Minnesota and other states implementing edTPA will continue to collect data and study the effectiveness of edTPA specifically and performance assessment in general.
Each institution will determine the schedule, but in general the edTPA process will take place in the final stages of teacher preparation as a culminating activity. edTPA is not a test or a single assessment, but is a thorough and demanding process that takes several weeks to complete.
Candidates will not be alone. They will be supported throughout the process by faculty members, field supervisors and cooperating teachers. Many teacher candidates also set up formal and informal opportunities to support each other and share their experiences.
All scorers are recruited and selected because of their documented experience with beginning teachers and expertise in the subject-matter content. They are carefully trained to make objective, comparable and valid evaluations of teaching skills and readiness for the classroom.
The scoring process will be facilitated by Pearson. Scorers include teacher educators from the programs participating in edTPA as well as qualified experienced teachers and school administrators. They are trained using materials developed by Stanford University.
While edTPA is free in 2012-13, in the future there will be a fee of about $300 per assessment.

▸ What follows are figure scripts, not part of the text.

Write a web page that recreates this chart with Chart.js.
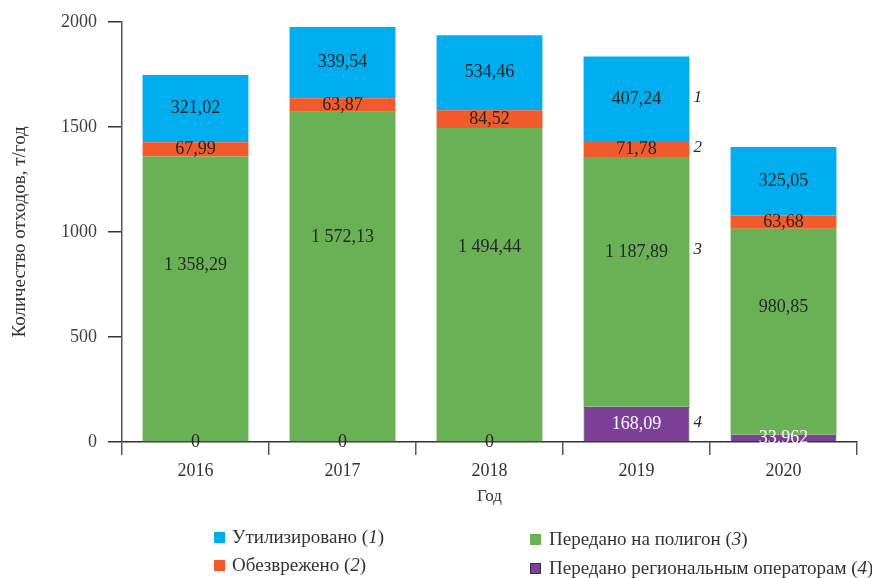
<!DOCTYPE html>
<html lang="ru">
<head>
<meta charset="utf-8">
<title>Количество отходов</title>
<script src="https://cdn.jsdelivr.net/npm/chart.js"></script>
<style>
  html, body { margin: 0; padding: 0; background: #fff; }
  #wrap { position: relative; width: 872px; height: 578px; overflow: hidden; }
  .lg { position: absolute; height: 20px; line-height: 20px; font: 19px/20px "Liberation Serif", serif; color: #333; white-space: nowrap; display: flex; align-items: center; }
  .lg i.sw { display: inline-block; width: 11px; height: 11px; box-sizing: border-box; flex: none; }
  .lg span { margin-left: 7px; }
  .lg.r span { margin-left: 8px; }
</style>
</head>
<body>
<div id="wrap">
  <canvas id="chart" width="872" height="578"></canvas>
  <div class="lg" style="left:214px; top:527px;"><i class="sw" style="background:#00adef"></i><span>Утилизировано (<em>1</em>)</span></div>
  <div class="lg" style="left:214px; top:555px;"><i class="sw" style="background:#f15a2b"></i><span>Обезврежено (<em>2</em>)</span></div>
  <div class="lg r" style="left:530px; top:529px;"><i class="sw" style="background:#6ab155"></i><span>Передано на полигон (<em>3</em>)</span></div>
  <div class="lg r" style="left:530px; top:558px;"><i class="sw" style="background:#7e3f98; border:1px solid #333"></i><span>Передано региональным операторам (<em>4</em>)</span></div>
</div>
<script>
  const years = ['2016', '2017', '2018', '2019', '2020'];
  // bottom to top (bar heights as drawn)
  const regional = [0, 0, 0, 168.09, 33.962];
  const landfill = [1358.29, 1572.13, 1494.44, 1187.89, 980.85];
  const neutralized = [67.99, 63.87, 84.52, 71.78, 63.68];
  const utilized = [321.02, 339.54, 357, 407.24, 325.05];
  // printed labels (2018 utilized bar is drawn shorter than its label says)
  const utilizedText = ['321,02', '339,54', '534,46', '407,24', '325,05'];
  const markers = ['4', '3', '2', '1'];
  const markerYear = 3;

  const serif = '"Liberation Serif", serif';

  function fmt(v) {
    const s = String(v).split('.');
    const int = s[0].replace(/\B(?=(\d{3})+(?!\d))/g, ' ');
    return s.length > 1 ? int + ',' + s[1] : int;
  }

  const valueLabels = {
    id: 'valueLabels',
    afterDatasetsDraw(chart) {
      const ctx = chart.ctx;
      const y = chart.scales.y;
      ctx.save();
      ctx.textBaseline = 'middle';
      chart.data.datasets.forEach((ds, di) => {
        const meta = chart.getDatasetMeta(di);
        meta.data.forEach((bar, i) => {
          let base = 0;
          for (let k = 0; k < di; k++) base += chart.data.datasets[k].data[i];
          const v = ds.data[i];
          const frac = di === 1 ? 0.62 : 0.5;
          const py = y.getPixelForValue(base + v * frac);
          const txt = ds.texts ? ds.texts[i] : fmt(v);
          ctx.font = '18px ' + serif;
          ctx.textAlign = 'center';
          ctx.fillStyle = (di === 0 && v > 0) ? '#ffffff' : '#262626';
          ctx.fillText(txt, bar.x, py);
          if (i === markerYear) {
            ctx.font = 'italic 17px ' + serif;
            ctx.textAlign = 'left';
            ctx.fillStyle = '#262626';
            ctx.fillText(markers[di], bar.x + bar.width / 2 + 4, py - 2);
          }
        });
      });
      ctx.restore();
    }
  };

  new Chart(document.getElementById('chart'), {
    type: 'bar',
    data: {
      labels: years,
      datasets: [
        { label: 'Передано региональным операторам (4)', data: regional, backgroundColor: '#7e3f98', borderColor: '#333', borderWidth: 1 },
        { label: 'Передано на полигон (3)', data: landfill, backgroundColor: '#6ab155' },
        { label: 'Обезврежено (2)', data: neutralized, backgroundColor: '#f15a2b' },
        { label: 'Утилизировано (1)', data: utilized, texts: utilizedText, backgroundColor: '#00adef' }
      ]
    },
    options: {
      responsive: false,
      animation: false,
      categoryPercentage: 1,
      barPercentage: 0.72,
      layout: { padding: { left: 0, right: 15, top: 14, bottom: 71 } },
      plugins: { legend: { display: false }, tooltip: { enabled: false } },
      scales: {
        x: {
          stacked: true,
          afterFit: s => { s.height = 65; },
          grid: { offset: true, drawOnChartArea: false, drawTicks: true, tickLength: 13, color: '#595959', lineWidth: 1.5 },
          border: { display: true, color: '#333', width: 1.5 },
          ticks: { padding: 5, color: '#333', font: { family: serif, size: 18 } },
          title: { display: true, text: 'Год', color: '#333', font: { family: serif, size: 17 }, padding: { top: 4, bottom: 0 } }
        },
        y: {
          stacked: true,
          min: 0,
          max: 2000,
          afterFit: s => { s.width = 122; },
          ticks: { stepSize: 500, padding: 11, color: '#404040', font: { family: serif, size: 18 }, callback: v => String(v) },
          grid: { drawOnChartArea: false, drawTicks: true, tickLength: 14, color: '#333', lineWidth: 1.5 },
          border: { display: true, color: '#595959', width: 1.5 },
          title: { display: true, text: 'Количество отходов, т/год', color: '#333', font: { family: serif, size: 19 }, padding: { top: 9, bottom: 0 } }
        }
      }
    },
    plugins: [valueLabels]
  });
</script>
</body>
</html>
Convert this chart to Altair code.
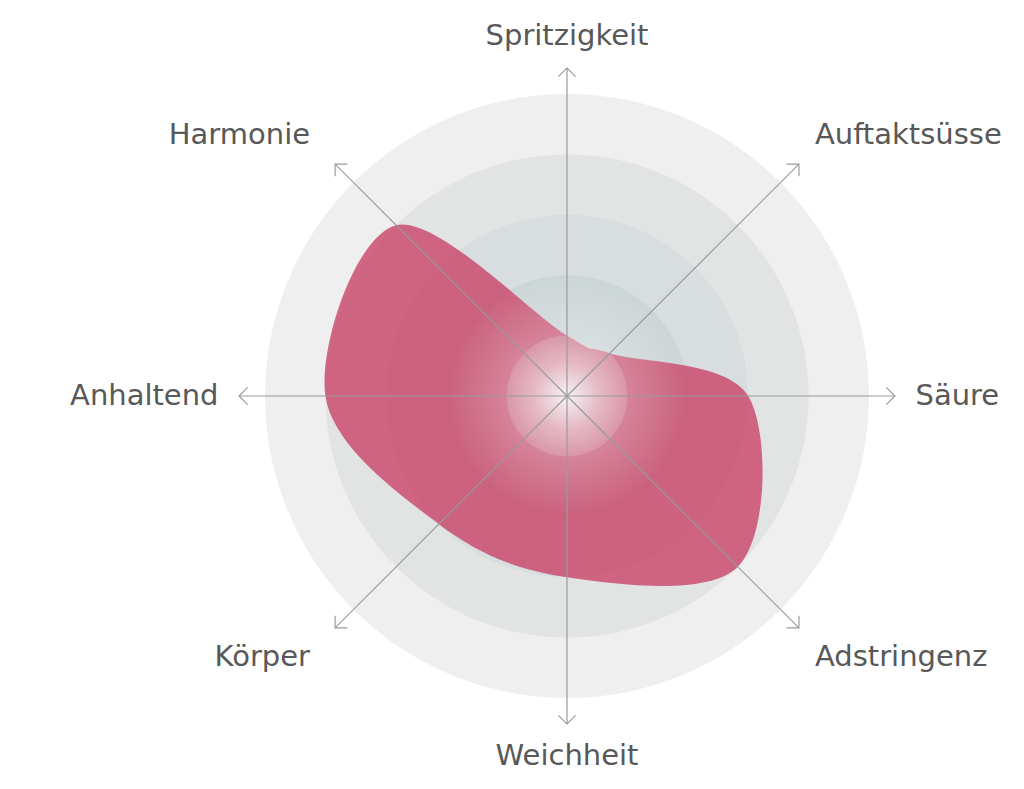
import altair as alt
import pandas as pd
import numpy as np

# ---------------- data ----------------
categories = ["Spritzigkeit", "Auftaktsüsse", "Säure", "Adstringenz",
              "Weichheit", "Körper", "Anhaltend", "Harmonie"]
values = [1, 1, 3, 4, 3, 3, 4, 4]
levels = [5, 4, 3, 2, 1]

# ---------------- style / geometry constants ----------------
ring_colors = ["#efefef", "#e2e4e4", "#d8dde0", "#ccd5d7", "#c6d0d2"]
shape_color = "#c94468"
axis_color = "#9a9a9a"
text_color = "#585858"
FONT = "DejaVu Sans"

UNIT = 60.4          # pixels per value unit
W, H = 1000, 765
CX, CY = 559, 388    # centre of the radar inside the plot area
AXIS_LEN = 5.43
xdom = [-CX / UNIT, (W - CX) / UNIT]
ydom = [-(H - CY) / UNIT, CY / UNIT]

n = len(categories)
ang = np.arange(n) * 2 * np.pi / n      # clockwise from top
s, c = np.sin(ang), np.cos(ang)

shape_df = pd.DataFrame({"idx": np.arange(n), "cat": categories, "value": values})
shape_df["x"] = shape_df["value"] * s
shape_df["y"] = shape_df["value"] * c

# label anchors
lab_r, lab_dx, lab_align = [], [], []
for k in range(n):
    if abs(s[k]) < 1e-6:
        lab_r.append(5.96); lab_dx.append(0); lab_align.append("center")
    elif abs(c[k]) < 1e-6:
        lab_r.append(5.77); lab_dx.append(0)
        lab_align.append("left" if s[k] > 0 else "right")
    else:
        lab_r.append(6.11)
        if s[k] > 0:
            lab_dx.append(-13); lab_align.append("left")
        else:
            lab_dx.append(4); lab_align.append("right")
lab_r = np.array(lab_r)
axis_df = pd.DataFrame({
    "cat": categories,
    "x0": 0.0, "y0": 0.0,
    "xe": AXIS_LEN * s, "ye": AXIS_LEN * c,
    "angle": np.degrees(ang),
    "lx": lab_r * s + np.array(lab_dx) / UNIT,
    "ly": lab_r * c,
    "align": lab_align,
})

rings_df = pd.DataFrame({"level": levels, "cx": 0.0, "cy": 0.0})
glow_df = pd.DataFrame({"g": [1.0], "cx": [0.0], "cy": [0.0]})
halo_df = pd.DataFrame({"g": [2.0], "cx": [0.0], "cy": [0.0]})

xs = alt.Scale(domain=xdom, nice=False, zero=False)
ys = alt.Scale(domain=ydom, nice=False, zero=False)
rs = alt.Scale(type="linear", domain=[0, 5], range=[0, 5 * UNIT], zero=True, nice=False)

X = lambda f: alt.X(f, type="quantitative", scale=xs, axis=None)
Y = lambda f: alt.Y(f, type="quantitative", scale=ys, axis=None)
R = lambda f: alt.Radius(f, type="quantitative", scale=rs, stack=None)

rings = alt.Chart(rings_df).mark_arc(theta=0, theta2=2 * np.pi).encode(
    x=X("cx"), y=Y("cy"),
    radius=R("level"),
    fill=alt.Fill("level:O", scale=alt.Scale(domain=levels, range=ring_colors), legend=None),
)

shape = alt.Chart(shape_df).mark_line(
    interpolate="cardinal-closed", fill=shape_color, fillOpacity=0.8,
    strokeOpacity=0,
).encode(
    x=X("x"), y=Y("y"), order=alt.Order("idx:Q"),
)

halo = alt.Chart(halo_df).mark_arc(
    theta=0, theta2=2 * np.pi,
    fill=alt.Gradient(
        gradient="radial", x1=0.5, y1=0.5, r1=0, x2=0.5, y2=0.5, r2=0.5,
        stops=[alt.GradientStop(color="rgba(255,255,255,0.4)", offset=0),
               alt.GradientStop(color="rgba(255,255,255,0.22)", offset=0.5),
               alt.GradientStop(color="rgba(255,255,255,0)", offset=1)],
    ),
).encode(x=X("cx"), y=Y("cy"), radius=R("g"))

glow = alt.Chart(glow_df).mark_arc(
    theta=0, theta2=2 * np.pi,
    fill=alt.Gradient(
        gradient="radial", x1=0.5, y1=0.5, r1=0, x2=0.5, y2=0.5, r2=0.5,
        stops=[alt.GradientStop(color="rgba(250,250,250,0.9)", offset=0),
               alt.GradientStop(color="rgba(245,245,245,0.4)", offset=0.55),
               alt.GradientStop(color="rgba(240,240,240,0.18)", offset=1)],
    ),
).encode(x=X("cx"), y=Y("cy"), radius=R("g"))

axes = alt.Chart(axis_df).mark_rule(color=axis_color, strokeWidth=1.2).encode(
    x=X("x0"), y=Y("y0"), x2="xe", y2="ye",
)

arrows = alt.Chart(axis_df).mark_point(
    shape="M-1,1L0,0L1,1", filled=False, stroke=axis_color, strokeWidth=1.2,
    size=300, opacity=1,
).encode(
    x=X("xe"), y=Y("ye"), angle=alt.Angle("angle:Q", scale=None),
)

def labels(al):
    return alt.Chart(axis_df).transform_filter(
        alt.datum.align == al
    ).mark_text(
        align=al, baseline="middle", font=FONT, fontSize=29, color=text_color,
    ).encode(x=X("lx"), y=Y("ly"), text="cat:N")

chart = alt.layer(
    rings, shape, halo, glow, axes, arrows,
    labels("left"), labels("right"), labels("center"),
).properties(
    width=W, height=H, autosize=alt.AutoSizeParams(type="none"), padding=0,
).configure_view(stroke=None)

chart.save("out.html", embed_options={"renderer": "svg", "actions": False})
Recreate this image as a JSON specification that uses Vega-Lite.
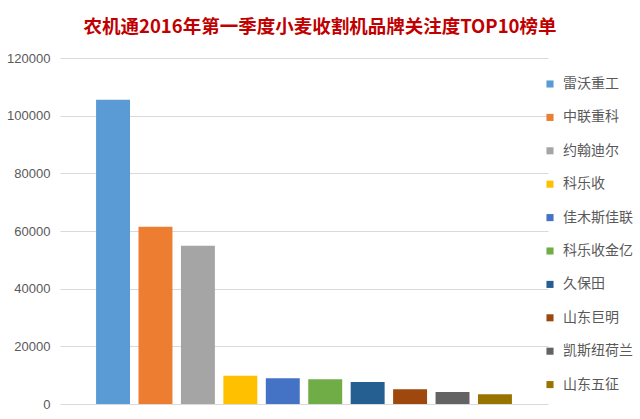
{
  "$schema": "https://vega.github.io/schema/vega-lite/v6.json",
  "width": 488,
  "height": 346,
  "autosize": {"type": "none"},
  "padding": {"left": 60, "top": 58, "right": 92, "bottom": 15},
  "background": "white",
  "title": {
    "text": "农机通2016年第一季度小麦收割机品牌关注度TOP10榜单",
    "font": "Noto Sans CJK SC",
    "fontSize": 18.5,
    "fontWeight": "bold",
    "color": "#C00000",
    "anchor": "middle",
    "frame": "group",
    "dx": 16,
    "offset": 16
  },
  "data": {
    "values": [
      {"brand": "雷沃重工", "value": 105500},
      {"brand": "中联重科", "value": 61500},
      {"brand": "约翰迪尔", "value": 54900},
      {"brand": "科乐收", "value": 9800},
      {"brand": "佳木斯佳联", "value": 8900},
      {"brand": "科乐收金亿", "value": 8600},
      {"brand": "久保田", "value": 7650},
      {"brand": "山东巨明", "value": 5100},
      {"brand": "凯斯纽荷兰", "value": 4170},
      {"brand": "山东五征", "value": 3400}
    ]
  },
  "mark": {"type": "bar"},
  "encoding": {
    "x": {
      "field": "brand",
      "type": "nominal",
      "sort": null,
      "scale": {"paddingInner": 0.2, "paddingOuter": 0.85},
      "axis": null
    },
    "y": {
      "field": "value",
      "type": "quantitative",
      "scale": {"domain": [0, 120000]},
      "axis": {
        "title": null,
        "values": [0, 20000, 40000, 60000, 80000, 100000, 120000],
        "format": "d",
        "domain": false,
        "ticks": false,
        "labelPadding": 10,
        "labelFont": "Liberation Sans",
        "labelFontSize": 13,
        "labelColor": "#595959",
        "gridColor": "#D9D9D9",
        "gridWidth": 1
      }
    },
    "color": {
      "field": "brand",
      "type": "nominal",
      "sort": null,
      "scale": {
        "domain": ["雷沃重工", "中联重科", "约翰迪尔", "科乐收", "佳木斯佳联", "科乐收金亿", "久保田", "山东巨明", "凯斯纽荷兰", "山东五征"],
        "range": ["#5B9BD5", "#ED7D31", "#A5A5A5", "#FFC000", "#4472C4", "#70AD47", "#255E91", "#9E480E", "#636363", "#997300"]
      },
      "legend": {
        "orient": "none",
        "legendX": 483,
        "legendY": 19,
        "title": null,
        "symbolType": "square",
        "symbolSize": 50,
        "symbolStrokeWidth": 0,
        "labelFont": "Noto Sans CJK SC",
        "labelFontSize": 14,
        "labelColor": "#595959",
        "labelOffset": 6,
        "rowPadding": 19.4,
        "padding": 0
      }
    }
  },
  "config": {"view": {"stroke": null}}
}
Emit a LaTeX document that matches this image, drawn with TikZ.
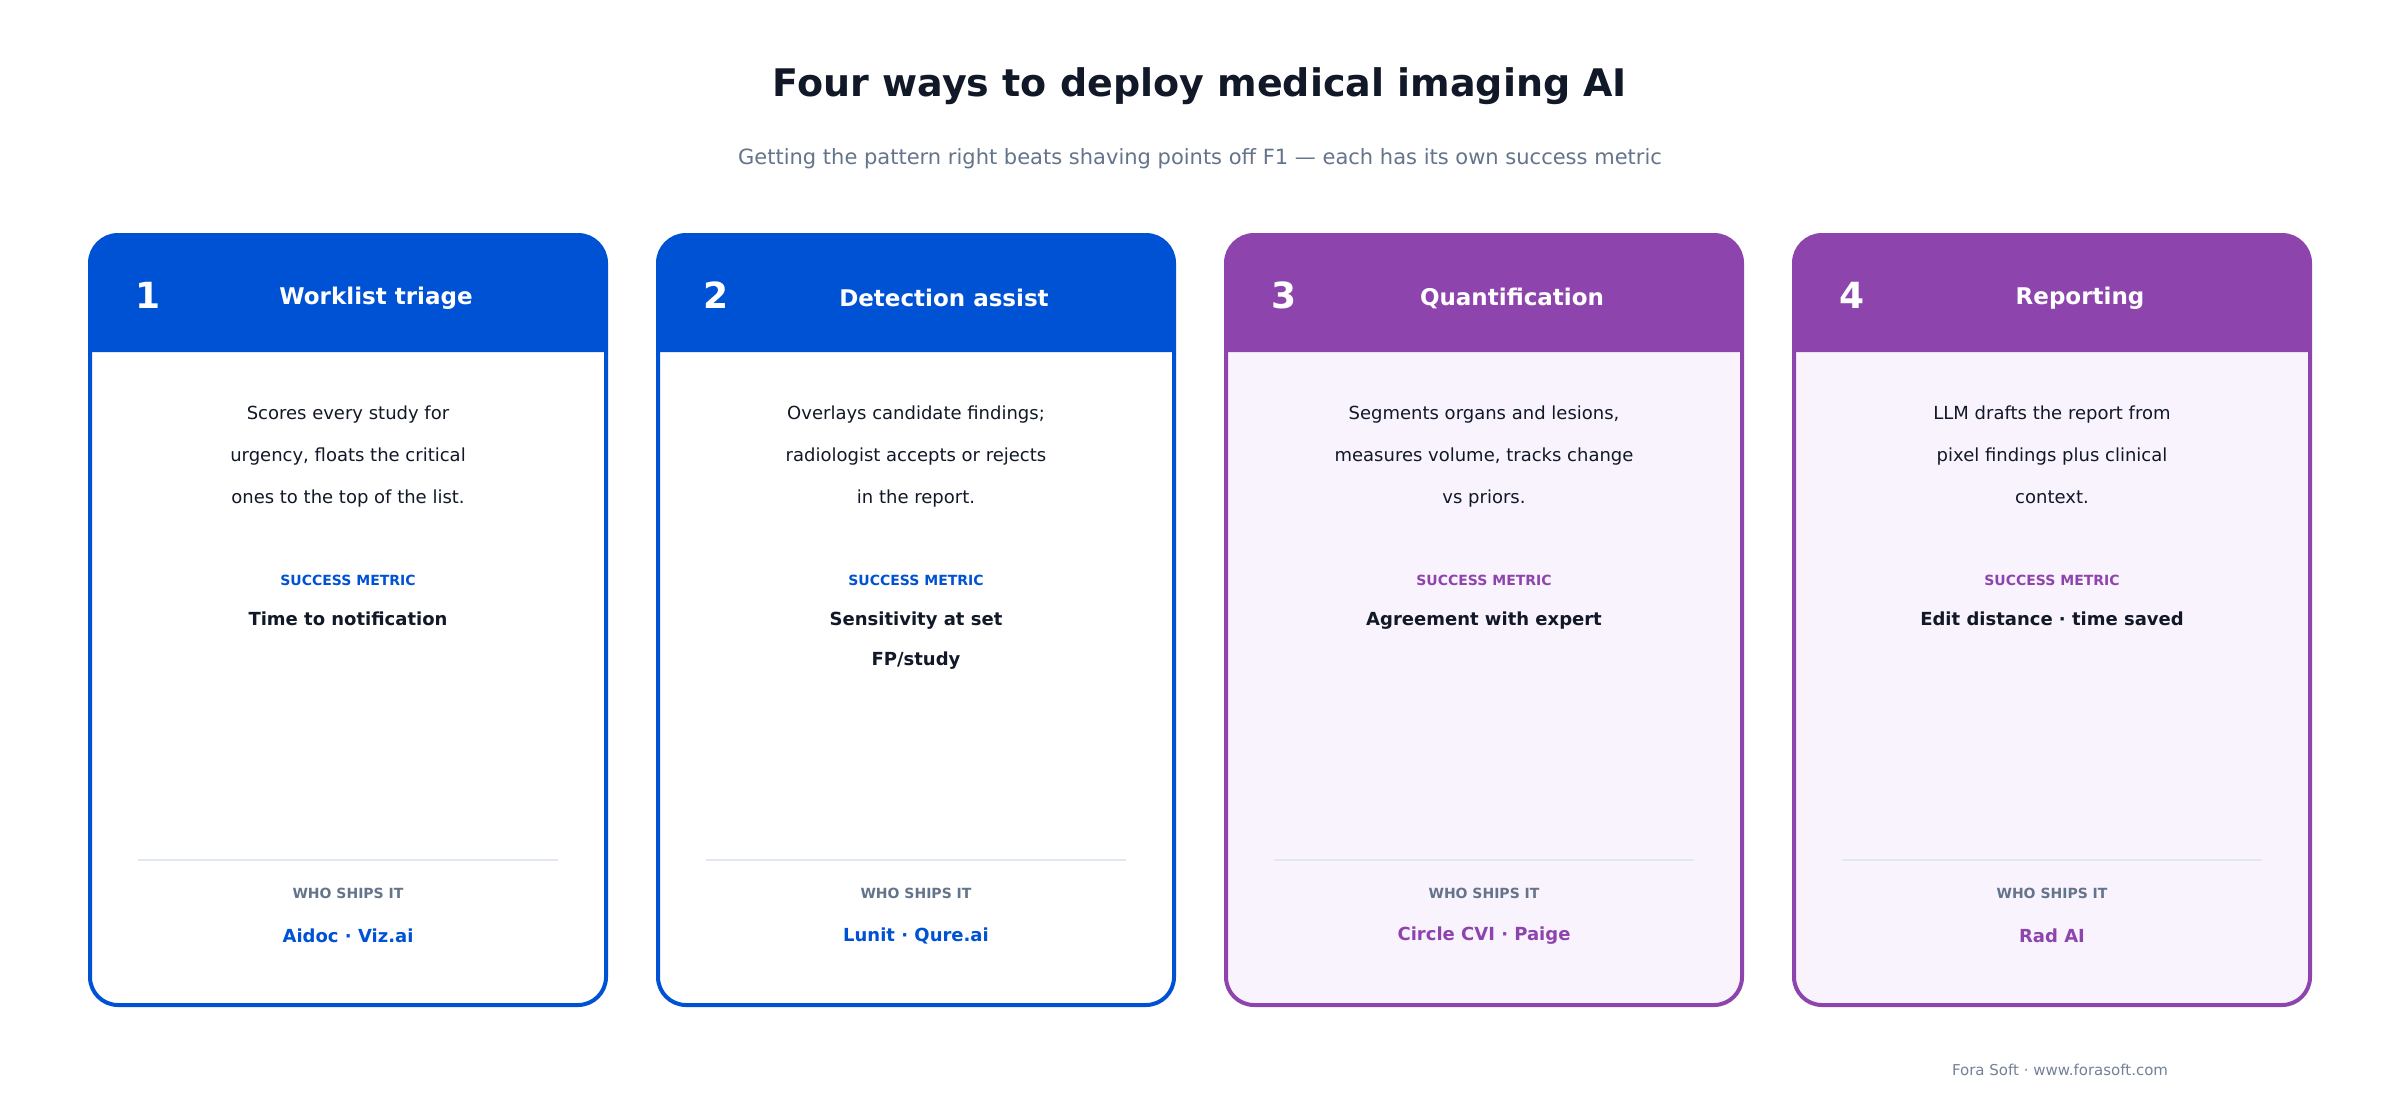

There will be a variety of approaches to payment. Some institutions are trying to support students by paying for the entire fee, other institutions are covering part of the fee and others are embedding costs in program fees or asking candidates to pay the full fee as they do for other state-required exams.
The fee covers the cost of registration, online resources, certified scorers and their training, calibration over time to ensure the reliability of scoring and the infrastructure needed to process and report candidate scores and protect their security.
It will be up to the hiring authority or school to ask about the results and the teacher candidate to share them. Beyond the scores, candidates who perform well on edTPA will have a more sophisticated understanding of teaching and learning, and interview questions should be able to tap into the impact of edTPA on their readiness to teach.
The video is just one of several edTPA components that will be evaluated.
Candidates will be asked to provide a continuous, 15-20 minute excerpt to show their performance in the classroom. Research supports that a 15-20 minute video is highly correlated with what you’d find in a longer video.
Candidates get to choose the video that best represents their teaching performance and can select the portion of recorded classroom teaching that is most appropriate for edTPA submission.
The edTPA process has been designed from the ground-up to protect privacy and confidentiality. Each teacher candidate must agree in advance that the video cannot be shared or posted on any public site. The video submitted by each teacher candidate cannot contain the candidate’s full name, the names of the cooperating teacher, school or district or the last names of the students. Once submitted for assessment, video recordings are secured behind a firewall with encryption security and can be reviewed only by authorized Pearson users such as scorers and scorer supervisors or authorized Stanford University developers of edTPA.